On a separate note, to say that British food is 'bland' is simply a lie. These past couple weeks, I've discovered that Stilton is delicious. And to say that Stilton is bland is nonsensical; to most, it's far too flavourful. Similar even with many traditional vegetables used in English cooking, like the Swede, which many find a little too sweet and vegetably, preferring the more flavourless potato as a substitute. It isn't the case that British food is in of itself bland; but rather that we've made it bland. The flavours British cuisine has always championed have become a little too much for many, who have come to prefer the far less complex spices of the east. I'll count myself in that camp - I too have been many times swayed by that same Orientalism present in the British psyche - but no longer can I claim the mixtures of spices in an Indian curry or a Chinese dish (Japan is different) are stronger than British food, or more complex. Herbs can provide just as complex a flavour profile as spices, but they don't overpower the other flavours like spices do. Herbs serve to accentuate the flavours of meat, whilst spices serve to hide them. Spices are expert in hiding the flavours of food on the verge of going off, or replacing the flavourlessness of their meat and vegetables.

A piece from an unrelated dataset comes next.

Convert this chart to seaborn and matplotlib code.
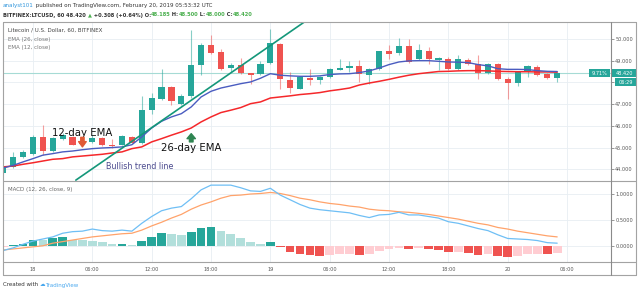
import numpy as np
import pandas as pd
import matplotlib
matplotlib.use('Agg')
import matplotlib.pyplot as plt
import seaborn as sns
from matplotlib.lines import Line2D
from matplotlib.patches import Rectangle

# LTCUSD hourly candles, Bitfinex, 17 Feb 21:00 -> 20 Feb 05:00 (UTC)
times = pd.date_range('2019-02-17 21:00', '2019-02-20 05:00', freq='h')

opens = [43.85, 44.12, 44.55, 44.72, 45.49, 44.83, 45.38, 45.49, 45.30, 45.26,
         45.44, 45.13, 45.13, 45.49, 45.23, 46.72, 47.25, 47.79, 47.02, 47.38,
         48.82, 49.74, 49.40, 48.66, 48.79, 48.43, 48.40, 48.91, 49.78, 48.10,
         47.71, 48.20, 48.10, 48.25, 48.59, 48.68, 48.74, 48.33, 48.63, 49.43,
         49.37, 49.68, 49.07, 49.45, 49.02, 49.09, 48.60, 49.02, 48.86, 48.45,
         48.86, 48.14, 47.97, 48.51, 48.71, 48.38, 48.185]
highs = [44.20, 44.80, 44.90, 45.60, 46.03, 45.50, 45.65, 45.55, 45.35, 45.57,
         45.50, 45.38, 45.58, 45.55, 47.38, 47.53, 48.63, 47.85, 47.48, 50.40,
         49.80, 50.20, 49.53, 48.90, 49.13, 48.45, 48.97, 50.45, 49.80, 48.48,
         48.30, 48.63, 48.28, 48.66, 49.09, 48.97, 49.02, 48.65, 49.45, 49.74,
         50.05, 50.01, 49.78, 49.63, 49.16, 49.17, 49.28, 49.13, 49.28, 48.90,
         48.90, 48.25, 48.52, 48.80, 48.79, 48.42, 48.50]
lows = [43.78, 44.05, 44.50, 44.65, 44.68, 44.80, 45.35, 45.10, 45.10, 45.20,
        45.05, 45.00, 45.10, 45.20, 45.18, 46.56, 47.18, 46.98, 46.98, 47.28,
        48.36, 49.30, 48.55, 48.48, 48.40, 47.94, 48.35, 48.85, 47.71, 47.53,
        47.68, 47.90, 47.94, 48.20, 48.55, 48.48, 48.02, 47.94, 48.58, 49.09,
        49.25, 48.90, 49.02, 48.86, 48.56, 48.55, 48.55, 48.82, 48.14, 48.40,
        48.10, 47.25, 47.84, 48.25, 48.30, 48.15, 48.00]
closes = [44.15, 44.57, 44.80, 45.49, 44.85, 45.44, 45.60, 45.13, 45.15, 45.44,
          45.10, 45.06, 45.52, 45.23, 46.72, 47.28, 47.79, 47.13, 47.38, 48.79,
          49.74, 49.37, 48.60, 48.79, 48.43, 48.33, 48.86, 49.83, 48.14, 47.74,
          48.25, 48.10, 48.25, 48.63, 48.68, 48.74, 48.40, 48.60, 49.43, 49.32,
          49.68, 48.94, 49.48, 49.07, 49.13, 48.60, 49.09, 48.86, 48.45, 48.86,
          48.14, 47.97, 48.48, 48.76, 48.36, 48.20, 48.42]

ema12 = [44.06, 44.18, 44.34, 44.49, 44.65, 44.72, 44.80, 44.84, 44.90, 44.95,
         44.98, 45.00, 45.03, 45.13, 45.49, 45.90, 46.21, 46.41, 46.56, 46.87,
         47.33, 47.59, 47.74, 47.84, 47.94, 48.02, 48.19, 48.40, 48.33, 48.30,
         48.28, 48.28, 48.30, 48.36, 48.39, 48.40, 48.45, 48.53, 48.66, 48.82,
         48.94, 48.99, 49.00, 49.00, 48.97, 48.94, 48.93, 48.91, 48.82, 48.76,
         48.63, 48.60, 48.60, 48.59, 48.54, 48.51, 48.50]
ema26 = [44.11, 44.15, 44.23, 44.30, 44.38, 44.46, 44.49, 44.57, 44.61, 44.65,
         44.69, 44.75, 44.80, 44.95, 45.03, 45.26, 45.41, 45.57, 45.72, 45.90,
         46.18, 46.41, 46.61, 46.72, 46.84, 47.02, 47.10, 47.28, 47.33, 47.38,
         47.44, 47.48, 47.53, 47.61, 47.67, 47.74, 47.88, 47.97, 48.05, 48.14,
         48.24, 48.33, 48.40, 48.45, 48.50, 48.51, 48.53, 48.54, 48.54, 48.53,
         48.51, 48.50, 48.49, 48.49, 48.48, 48.48, 48.47]

macd_line = [-0.08, -0.03, 0.04, 0.10, 0.14, 0.18, 0.25, 0.28, 0.29, 0.33,
             0.30, 0.29, 0.31, 0.29, 0.44, 0.57, 0.68, 0.73, 0.76, 0.91,
             1.08, 1.17, 1.17, 1.17, 1.12, 1.06, 1.05, 1.11, 0.98, 0.89,
             0.80, 0.73, 0.70, 0.68, 0.66, 0.64, 0.59, 0.55, 0.60, 0.61,
             0.65, 0.60, 0.60, 0.57, 0.54, 0.47, 0.44, 0.39, 0.34, 0.30,
             0.22, 0.15, 0.14, 0.13, 0.11, 0.07, 0.06]
signal_line = [-0.07, -0.05, -0.03, -0.01, 0.01, 0.06, 0.09, 0.12, 0.15, 0.18,
               0.20, 0.22, 0.24, 0.25, 0.31, 0.39, 0.46, 0.54, 0.61, 0.71,
               0.79, 0.85, 0.92, 0.97, 0.98, 1.00, 1.01, 1.03, 1.01, 0.97,
               0.92, 0.89, 0.85, 0.82, 0.80, 0.77, 0.75, 0.71, 0.69, 0.68,
               0.66, 0.65, 0.63, 0.61, 0.58, 0.55, 0.52, 0.48, 0.44, 0.41,
               0.36, 0.33, 0.29, 0.26, 0.23, 0.20, 0.18]
macd_hist = [-0.02, 0.02, 0.05, 0.125, 0.12, 0.15, 0.17, 0.13, 0.12, 0.10,
             0.08, 0.04, 0.05, 0.03, 0.10, 0.18, 0.25, 0.24, 0.22, 0.28,
             0.355, 0.36, 0.30, 0.24, 0.15, 0.08, 0.05, 0.09, -0.02, -0.11,
             -0.15, -0.17, -0.18, -0.17, -0.155, -0.15, -0.16, -0.14, -0.09, -0.06,
             -0.03, -0.05, -0.04, -0.06, -0.07, -0.115, -0.11, -0.13, -0.17, -0.15,
             -0.18, -0.21, -0.19, -0.15, -0.14, -0.155, -0.13]

price_ticks = [44, 45, 46, 47, 48, 49, 50]
# 48.000 sits under the countdown box in the screenshot
price_labels = ['44.000', '45.000', '46.000', '47.000', '', '49.000', '50.000']
macd_ticks = [0.0, 0.5, 1.0]
macd_labels = ['0.0000', '0.5000', '1.0000']
time_ticks = pd.date_range('2019-02-18', periods=10, freq='6h')
time_labels = ['18', '06:00', '12:00', '18:00', '19', '06:00', '12:00', '18:00', '20', '06:00']

# hand-drawn trend line (two anchor points)
trend_times = pd.to_datetime(['2019-02-18 04:20', '2019-02-19 03:30'])
trend_prices = [43.50, 50.80]

# ---------------------------------------------------------------------------
t0 = pd.Timestamp('2019-02-18')
hours = ((times - t0) / pd.Timedelta(hours=1)).to_numpy()
tick_hours = ((time_ticks - t0) / pd.Timedelta(hours=1)).to_numpy()
trend_hours = ((trend_times - t0) / pd.Timedelta(hours=1)).to_numpy()
opens, highs, lows, closes = map(np.array, (opens, highs, lows, closes))
macd_hist = np.array(macd_hist)

UP, DOWN = '#26a69a', '#ef5350'
GRID = '#e8eef3'
FRAME = '#a3a3a3'
TXT = '#555555'

sns.set_theme(style='white')
plt.rcParams['font.family'] = ['DejaVu Sans']

W, H = 640, 294
fig = plt.figure(figsize=(W / 100, H / 100), dpi=100)
fig.patch.set_facecolor('white')


def fx(px):
    return px / W


def fy(py):
    return 1 - py / H


ax = fig.add_axes([fx(3), fy(181), fx(611) - fx(3), fy(22) - fy(181)])
axm = fig.add_axes([fx(3), fy(262), fx(611) - fx(3), fy(181) - fy(262)], sharex=ax)

# --- price pane
up = closes >= opens
ccol = np.where(up, UP, DOWN)
ax.vlines(hours, lows, highs, colors=ccol, lw=0.8, alpha=0.55, zorder=3)
body = np.maximum(np.abs(closes - opens), 0.03)
ax.bar(hours, body, bottom=np.minimum(opens, closes), width=0.62,
       color=ccol, linewidth=0, zorder=4)

ax.axhline(closes[-1], color='#a6dbd5', lw=0.8, zorder=2)
sns.lineplot(x=hours, y=ema26, ax=ax, color='#f5282b', linewidth=1.1, zorder=5)
sns.lineplot(x=hours, y=ema12, ax=ax, color='#4a5cc0', linewidth=1.0, zorder=5)
ax.plot(trend_hours, trend_prices, color='#14977a', lw=1.2, zorder=6)

ax.set_xlim(-3.03, 58.44)
ax.set_ylim(43.46, 50.78)

ax.text(1.9, 45.67, '12-day EMA', fontsize=7.3, color='#111111', va='center', zorder=7)
ax.text(12.9, 44.96, '26-day EMA', fontsize=7.3, color='#111111', va='center', zorder=7)
ax.text(7.4, 44.15, 'Bullish trend line', fontsize=5.8, color='#4b4a8e', va='center', zorder=7)
ax.annotate('', xy=(5, 45.03), xytext=(5, 45.47),
            arrowprops=dict(arrowstyle='simple,head_length=0.38,head_width=0.55,tail_width=0.24',
                            color='#e05a35', shrinkA=0, shrinkB=0, mutation_scale=10), zorder=7)
ax.annotate('', xy=(16, 45.64), xytext=(16, 45.26),
            arrowprops=dict(arrowstyle='simple,head_length=0.36,head_width=0.6,tail_width=0.26',
                            color='#2f8552', shrinkA=0, shrinkB=0, mutation_scale=10), zorder=7)

# --- MACD pane
prev = np.r_[macd_hist[0], macd_hist[:-1]]
rising = macd_hist >= prev
hcol = np.where(macd_hist >= 0,
                np.where(rising, '#26a69a', '#b2dfdb'),
                np.where(rising, '#ffcdd2', '#ef5350'))
axm.bar(hours, macd_hist, width=0.88, color=hcol, linewidth=0, zorder=3)
sns.lineplot(x=hours, y=signal_line, ax=axm, color='#ffa36b', linewidth=0.9, zorder=4)
sns.lineplot(x=hours, y=macd_line, ax=axm, color='#6fbff5', linewidth=0.9, zorder=5)
axm.set_ylim(-0.30, 1.249)

# --- axes cosmetics
for a in (ax, axm):
    for s in a.spines.values():
        s.set_visible(False)
    a.set_facecolor('white')
    a.set_xlabel('')
    a.set_ylabel('')
    a.grid(True, color=GRID, lw=0.6, zorder=0)
    a.set_axisbelow(True)
    a.yaxis.tick_right()
    a.tick_params(axis='y', which='both', right=True, left=False, labelleft=False,
                  labelright=True, direction='out', length=2, width=0.6,
                  color='#888888', labelsize=3.6, labelcolor=TXT, pad=1)

ax.set_yticks(price_ticks, price_labels)
axm.set_yticks(macd_ticks, macd_labels)
axm.set_xticks(tick_hours, time_labels)
ax.tick_params(axis='x', bottom=False, labelbottom=False)
axm.tick_params(axis='x', bottom=False, labelbottom=True, length=0,
                labelsize=3.6, labelcolor=TXT, pad=3.4)

# --- frame lines
def hline(y, x0, x1, c=FRAME, lw=0.8):
    fig.add_artist(Line2D([fx(x0), fx(x1)], [fy(y), fy(y)], transform=fig.transFigure, color=c, lw=lw))


def vline(x, y0, y1, c=FRAME, lw=0.8):
    fig.add_artist(Line2D([fx(x), fx(x)], [fy(y0), fy(y1)], transform=fig.transFigure, color=c, lw=lw))


hline(22, 3, 636)
hline(275, 3, 636)
hline(181, 3, 636)
hline(262, 3, 636)
vline(3, 22, 275)
vline(636, 22, 275)
vline(611, 22, 275, c='#8a8a8a')

# --- last price labels
fig.canvas.draw()
yc = fig.transFigure.inverted().transform(ax.transData.transform((0, closes[-1])))[1]


def box(x0, x1, ymid, h, text):
    fig.add_artist(Rectangle((fx(x0), ymid - h / 2 / H), (x1 - x0) / W, h / H,
                             transform=fig.transFigure, fc=UP, ec='none'))
    fig.text(fx((x0 + x1) / 2), ymid, text, ha='center', va='center',
             color='white', fontsize=3.6)


box(589, 610, yc, 8, '9.71%')
box(611, 637, yc, 8, f'{closes[-1]:.3f}')
box(615, 637, yc - 9 / H, 8, '06:29')

# --- legends inside panes
fig.text(fx(8), fy(30), 'Litecoin / U.S. Dollar, 60, BITFINEX', fontsize=4.0,
         color='#444444', va='center')
fig.text(fx(8), fy(39), 'EMA (26, close)', fontsize=4.0, color='#777777', va='center')
fig.text(fx(8), fy(47.3), 'EMA (12, close)', fontsize=4.0, color='#777777', va='center')
fig.text(fx(8), fy(190), 'MACD (12, 26, close, 9)', fontsize=4.0, color='#666666', va='center')

# --- header and footer (multi-coloured runs)
renderer = fig.canvas.get_renderer()


def runs(x, y, pieces, **kw):
    for s, c in pieces:
        t = fig.text(fx(x), fy(y), s, color=c, va='center', **kw)
        x += t.get_window_extent(renderer=renderer).width


DARK, GREEN, BLUE = '#333333', '#4cb050', '#2f95dc'
runs(3, 6, [('analyst101', BLUE),
            (' published on TradingView.com, February 20, 2019 05:53:32 UTC', DARK)],
     fontsize=4.0)
runs(3, 15, [('BITFINEX:LTCUSD, 60 48.420 ', DARK), ('▲', GREEN),
             (' +0.308 (+0.64%) O:', DARK), ('48.185', GREEN), (' H:', DARK),
             ('48.500', GREEN), (' L:', DARK), ('48.000', GREEN), (' C:', DARK),
             ('48.420', GREEN)],
     fontsize=3.7, fontweight='bold')
runs(3, 285, [('Created with ', DARK), ('☁', '#4aa8ee'), ('TradingView', '#4aa8ee')],
     fontsize=4.0)

fig.savefig('out.png', dpi=100, facecolor='white')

British cuisine, I shall declare, is the ultimate test. While the skills to make British food are very few - for it is a cuisine of the people, not of the elite like in France - it is the ultimate test of ingredients to see if they can succeed through the most naked of trials. The quality of British cuisine is a kind of litmus test for whether good quality ingredients are affordable and readily available to the public; and currently, they are not. The insults casually slung at British food are a sign that quality food, and perhaps a tongue to notice quality food, are now lacking in the UK. But, as anyone who has had a good roast dinner can tell you, British food is the best in the world.